Trafic d’armes: ce commerce juteux et assassin

Pendant que les groupes armés font chanter la poudre un peu partout dans l'aire métropolitaine de Port-au-Prince, au moins 3 cargaisons d'armes et de munitions ont été saisies respectivement dans les douanes de Port-de-Paix et de Port-au-Prince. Avec ce commerce juteux, qui rapporte gros aux trafiquants, le pays semble être encore loin de s'en sortir sans des mesures célères et sévères de la part des autorités politiques, judiciaires et policières.

Après Port-de-Paix, plusieurs containers suspects ont été détectés à la douane de Port-au-Prince dans la nuit du mercredi 13 juillet. Dans une opération de fouille, le jeudi 14 juillet, au port de la capitale, la Police a procédé à la saisine de beaucoup d'armes de gros calibre ainsi que des munitions.

Cette opération est conduite par un détachement d'agents du Bureau de lutte contre le trafic de stupéfiants (BLTS) / DCPJ sous la supervision du  commissaire du gouvernement près le tribunal de première instance de Port-au-Prince, Me Jacques Lafontant, qui s'est fait accompagner d'un juge de paix. Beaucoup de tractations se font autour de l’identité des propriétaires de ces containers. Aucune autorité n'est encore en mesure, comme c'est souvent le cas, de confirmer à qui appartiennent ces armes et munitions.

Déjà, dans la nuit du 12 au 13 juillet, les forces de l'ordre dans le Nord-Ouest avaient intercepté un camion en direction de Port-au-Prince transportant une cargaison de 25 000 cartouches emballées dans 26 caisses.

Bien avant ce coup de filet, une grande opération à la douane de Port-de-Paix a conduit à la saisie de 120 000 cartouches répartis dans 157 caisses, des armes de poing, des chargeurs et des étuis de fusil Ak-47, 3,890 dollars américains et 814 mille 343 gourdes . Ces cargaisons en provenance des États-Unis ont été transportées par le bateau dénommé Miss Lili.

Malheureusement, les deux personnes arrêtées au cours de cette opération allaient rapidement recouvrer leur liberté à l'initiative du commissaire du gouvernement près le tribunal de Première instance de Port-de-Paix, Michelet Virgile. Ce dernier a été vite mis à pied par le ministre justice, puis arrêté et transféré à la Direction de la police judiciaire à Port-au-Prince pour des soupçons de corruption dans la libération de ces présumés trafiquants d'armes.

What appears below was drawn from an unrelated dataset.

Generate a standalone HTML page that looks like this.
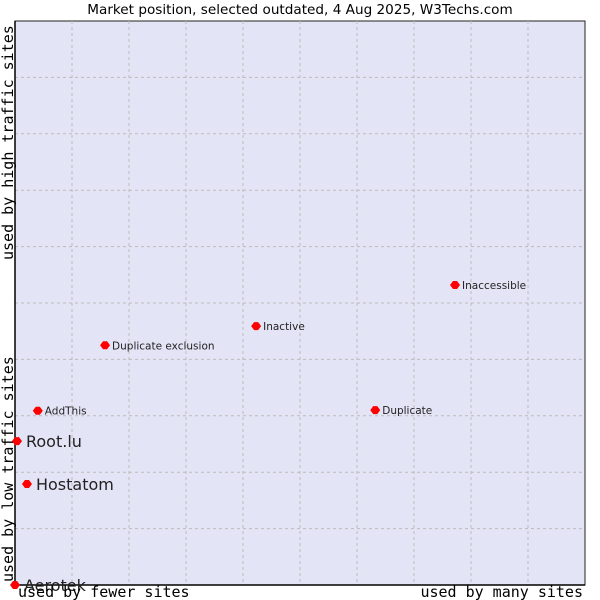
<!DOCTYPE html>
<html><head><meta charset="utf-8"><style>
body{margin:0;background:#fff;}
svg{display:block;font-family:"DejaVu Sans","Liberation Sans",sans-serif;}
</style></head><body>
<svg id="chart" width="600" height="600">
<text x="300" y="14" text-anchor="middle" font-size="13.6" fill="#000">Market position, selected outdated, 4 Aug 2025, W3Techs.com</text>
<rect x="15" y="21" width="570" height="564" fill="#e4e4f7" stroke="#222" stroke-width="1"/>
<g id="grid"></g>
<line x1="15" y1="21" x2="15" y2="586" stroke="#000" stroke-width="1.5"/>
<line x1="14" y1="585" x2="585" y2="585" stroke="#000" stroke-width="1.5"/>
<g id="points"></g>
<text x="18" y="597" font-family="DejaVu Sans Mono,monospace" font-size="15">used by fewer sites</text>
<text x="583" y="597" text-anchor="end" font-family="DejaVu Sans Mono,monospace" font-size="15">used by many sites</text>
<text transform="translate(13,582) rotate(-90)" font-family="DejaVu Sans Mono,monospace" font-size="15">used by low traffic sites</text>
<text transform="translate(13,260) rotate(-90)" font-family="DejaVu Sans Mono,monospace" font-size="15">used by high traffic sites</text>
</svg>
<script>
const names=["Aerotek","Root.lu","Hostatom","AddThis","Duplicate exclusion","Inactive","Inaccessible","Duplicate"];
const xValues=[0,0.35,2.1,4.0,15.8,42.3,77.2,63.2];
const yValues=[0,25.5,17.9,30.9,42.5,45.9,53.2,31.0];
const bigLabel=[true,true,true,false,false,false,false,false];
const X0=15,X1=585,Y0=585,Y1=21;
const sx=v=>X0+v/100*(X1-X0), sy=v=>Y0-v/100*(Y0-Y1);
const NS="http://www.w3.org/2000/svg";
const grid=document.getElementById('grid');
for(let i=1;i<10;i++){
 let l=document.createElementNS(NS,'line');
 
 
 l.setAttribute('x1',sx(i*10));l.setAttribute('x2',sx(i*10));l.setAttribute('y1',Y1);l.setAttribute('y2',Y0);
 l.setAttribute('stroke','#bbb');l.setAttribute('stroke-dasharray','3,3');grid.appendChild(l);
 let h=document.createElementNS(NS,'line');
 
 
 h.setAttribute('x1',X0);h.setAttribute('x2',X1);h.setAttribute('y1',sy(i*10));h.setAttribute('y2',sy(i*10));
 h.setAttribute('stroke','#bbb');h.setAttribute('stroke-dasharray','3,3');grid.appendChild(h);
}
const pts=document.getElementById('points');
names.forEach((n,i)=>{
 const x=sx(xValues[i]),y=sy(yValues[i]);
 let d=document.createElementNS(NS,'path');
 
 
 d.setAttribute('d',`M${x-5},${y} L${x-2},${y-4} L${x+2},${y-4} L${x+5},${y} L${x+2},${y+4} L${x-2},${y+4} Z`);
 d.setAttribute('fill','#f00');pts.appendChild(d);
 let t=document.createElementNS(NS,'text');
 
 
 const big=bigLabel[i];
 t.setAttribute('x',x+(big?9:7));t.setAttribute('y',y+(big?6:4));
 t.setAttribute('font-size',big?16:10.5);t.setAttribute('fill','#222');
 t.textContent=n;pts.appendChild(t);
});
</script>
</body></html>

Ces derniers jours, la Police s'active un peu dans la chasse aux trafiquants. Les agents douaniers semblent aussi être plus collaboratifs depuis le renvoi de l'ancien directeur général de l'AGD, Romel Bell, accusé dans le trafic d'armes. Est-ce par pure coïncidence que ces opérations soient menées après son départ de la douane?

Depuis bien des temps, les frontières du pays sont devenues de véritables passoires pour les trafiquants de tout acabit, en particulier ceux des armes à feu qui sont transités par les ports, les aéroports et les  points frontaliers limitrophes de la République dominicaine. Pourtant, cela fait bien des années que Haïti est sous embargo en ce qui concerne les armes à feu.

À présent, personne ne sait la quantité d'armes en circulation sur le territoire. Les gangs armés ne cessent d'exposer sur les réseaux sociaux, des armes de guerre susceptibles même de donner le tournis. Il est donc un fait que beaucoup d'armes à feu circulent dans le pays. En 2017, le sénateur Jean Renel Sénatus, qui était président de la commission Justice, Sécurité et Défense nationale du Sénat avait fait état de 400 mille armes à feu en circulation de façon illégale. Quelque cinq ans après, ce chiffre doit avoir considérablement augmenté.

Alors que la circulation des armes semble hors de tout contrôle dans le pays, pourtant depuis bien des années l'achat et la réglementation des armes deviennent la chasse gardée de la Police nationale d'Haïti. Quelqu'un qui veut faire légalement l’acquisition d'une arme doit écrire au directeur général de la PNH qui lui délivre une autorisation. Après l'achat le détenteur de l'arme doit se rendre à la Direction de la police judiciaire pour l'enregistrement. Sur le papier, c’est un secteur bien contrôlé.

Ce qui parait paradoxal, en dépit des restrictions imposées sur les armes à feu, la population civile n'a jamais été aussi armée. Les groupes armés se multiplient. Les demandes en armes, munitions et autres accessoires augmentent aussi. Et, le commerce devient plus florissant au grand dam de la population qui risque de compter encore longtemps les morts et les blessés par balle.